When Franklyn Quinlan was a high school physics teacher, he never dreamed he would one day receive the Presidential Early Career Award for Scientists and Engineers (PECASE). But in 2019 he won the highest honor bestowed by the United States Government to outstanding scientists and engineers beginning their independent research careers and showing exceptional promise for leadership in science and technology.
Nominated by the U.S. Department of Commerce, he was recognized for creating new pulsed-laser systems that allowed him and his team to defy 40-year-old theory to generate the world’s most stable electromagnetic signals spanning radiofrequency, microwave and optical ranges, and a 10,000-fold improvement in the ability to measure those signals. In other words, because of his research, the world’s most stable microwave signals are now generated by techniques pioneered by Quinlan.
Why is this important? Many key technologies increasingly rely on tightly controlled electromagnetic signals with extremely small timing jitter. Timing jitter slows high-speed communications, blurs radar images, causes GPS location errors, and limits the performance of atomic clocks. Quinlan’s technique reduces the jitter allowing technology to function better.
While embarking on new research, Quinlan does not consider whether or not it is award-winning work.
“If my research is successful then it may improve technology or help other researchers and that is what drives me,” says Quinlan. “That said, winning an award like the PECASE is validation that what I do makes a difference and for that I am humbled and grateful.”

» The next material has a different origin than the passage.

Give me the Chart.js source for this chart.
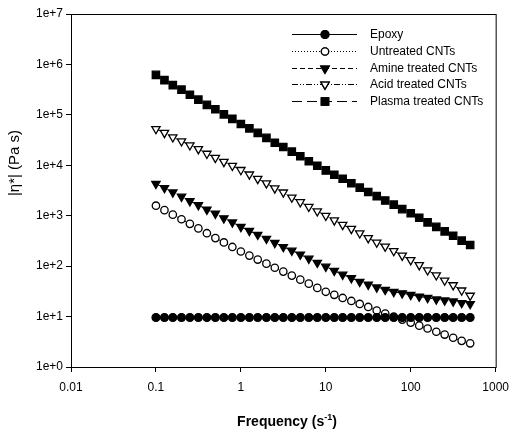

Quinlan is part of NIST’s Time and Frequency Division, which maintains official U.S. time. He and his colleagues have relied on clocks and oscillators that operate at microwave frequencies, but he notes an eminent and significant change he and colleagues are working on.
“We have shifted up the electromagnetic spectrum and have developed clocks, lasers, and oscillators in the optical,” says Quinlan. “The advantage of doing that is you get these much more precise measures of time.”
While working as a physicist at NIST, he received the 2015 Young Scientist Award from the European Frequency and Time Forum “for seminal contributions to the understanding of fundamental noise processes in the photodetection of short optical pulses and the realization of very pure microwave signals using femtosecond frequency combs.” He was also elected a Senior Member of the Institute of Electrical and Electronics Engineers (IEEE) in 2018 and an Optica Fellow in 2019.
Quinlan’s road to award-winning researcher was not linear. After graduating with his bachelor’s in physics from Colorado College, he was ready to enter industry work but landed in a high school teaching job. After four years of thinking about high school math problems all day, he wanted to think about things nobody knows. He decided it was time to work on an advanced degree.
“I enjoyed physics and was looking for a program where I could learn about lasers,” he says. “My brother was a UCF student so when I discovered CREOL, one of only a handful of optics and photonics colleges in the U.S., it was an easy decision.”
He received several honors while earning his master’s and doctorate degrees from CREOL including being named a UCF Provost Fellow, a CREOL Dissertation of the Year award, and a UCF Outstanding Dissertation Award.
Quinlan also earned three patents during his time at CREOL (he now has five) working under professor Peter Delfyett whom he credits for teaching him how to be a researcher.
“Dr. Delfyett’s enthusiasm and excitement about things I did not yet understand inspired me,” says Quinlan. “PhD work gives you the time and resources to dig deep into a particular problem, something you don’t always have in industry, but it is something I valued at CREOL and continue to have at the NIST.”
David Hagan, dean of the College of Optics and Photonics, presented Quinlan the CREOL Distinguished Alumni Award during the college’s Industrial Affiliates Symposium, an annual gathering of industry professionals, academics, researchers, alumni, and students.
“My career and research success can be directly attributed to the education and experience I received at CREOL,” Quinlan says. “To be chosen as Distinguished Alumnus is a great honor. I hope my story helps inspire the next generation of optics and photonics students.”